The Creature’s real education begins when the blind grandfather is left alone and befriends this stranger, teaching him to read (how a blind man teaches someone to read is a poser, but I’m not complaining) and opening up his intellect to literature, history and philosophy.
Maddened by the knowledge of both his “otherness” and his inability to end his miserable existence, the Creature decides on revenge. He’ll pursue Victor halfway around the world for a final confrontation between father and son.
The old “Bride of Frankenstein” attempted to humanize the Monster (the blind hermit had a brief but telling scene), but the dominant themes of that classic were horror and camp. Here del Toro goes for an emotional and spiritual catharsis. That might seem a stretch for what is essentially a horror movie, but damned if he doesn’t pull it off.
In the end we’re left not so much with lingering terror as a disquieting sadness.
Well done.

Julia Garner
“WEAPONS My rating: B (HBO Max)
128 minutes | MPAA rating: R
A long tantalizing tease capped by a what-the-hell ending pretty much describes every horror movie I’ve seen in recent years.
It’s no different with “Weapons,” writer/director Zach Cregger’s followup to his brutally effective creepfest “Barbarian.”
The film opens with spectacular imagery…at exactly the same moment one fall night, nearly two dozen elementary school students rise from their beds and in their pajamas race away from their homes with arms stretched at a weird angle…it’s simultaneously scary and beautiful.
Turns out all the missing children were from the class taught by Justine (Julia Garner). Only one little boy, Alex (Cary Christopher), shows up at school the next day.
The others seem to have vanished without a trace.
The authorities are baffled. The parents frantic…and then vengeful. They turn on Justine, accusing her of being behind the disappearances/abductions. She’s told to go on hiatus until things settle down.
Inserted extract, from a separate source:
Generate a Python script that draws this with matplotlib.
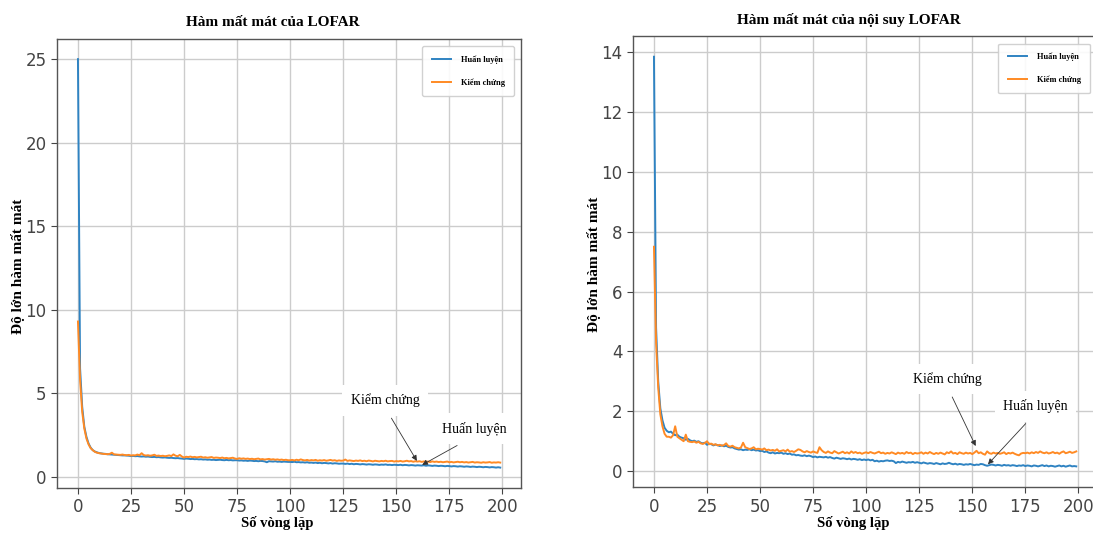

Cregger’s screenplay tells the story from several different perspectives. First there’s Justine, whose long-dormant drinking problem gets kicked back into high gear. There ‘sthe local cop (Alden Ehrenreich) who is part of the search and has a sexual relationship with Justine.
Archer (Josh Brolin) is one of the parents, driven to acts of desperation by the loss of his son.
Marcus (Benedict Wong) is the principal, trying to keep a lid on the town’s boiling emotions.
Austin Abrams is a young drug addict pulled into the mystery.
And finally there’s little Alex, whose home life harbors a dark secret.

Amy Madigan
About two-thirds of the way through the film we meet Alex’s Aunt Gladys (a nearly unrecognizable Amy Madigan), who’s just come to town and wears a gosh-awful orange wig that makes her look like a septagenarian Bette Davis after an all-night rave. Gladys is bleakly funny and not a little creepy — you just know she’s got something to do with the mass vanishing.
With its elements of the Pied Piper legend plopped down in contemporary suburbia, “Weapons” certainly grabs our interest and keeps us guessing as to what’s going on. If the final reveal is a bit underwhelming, Cregger seems to think so, too, because at the last moment “Weapons” shifts from slow-creep dread to over-the-top physical comedy.
Even if the big explanation is a fairy-tale head-slapper, most of “Weapons” is extremely watchable and quite involving.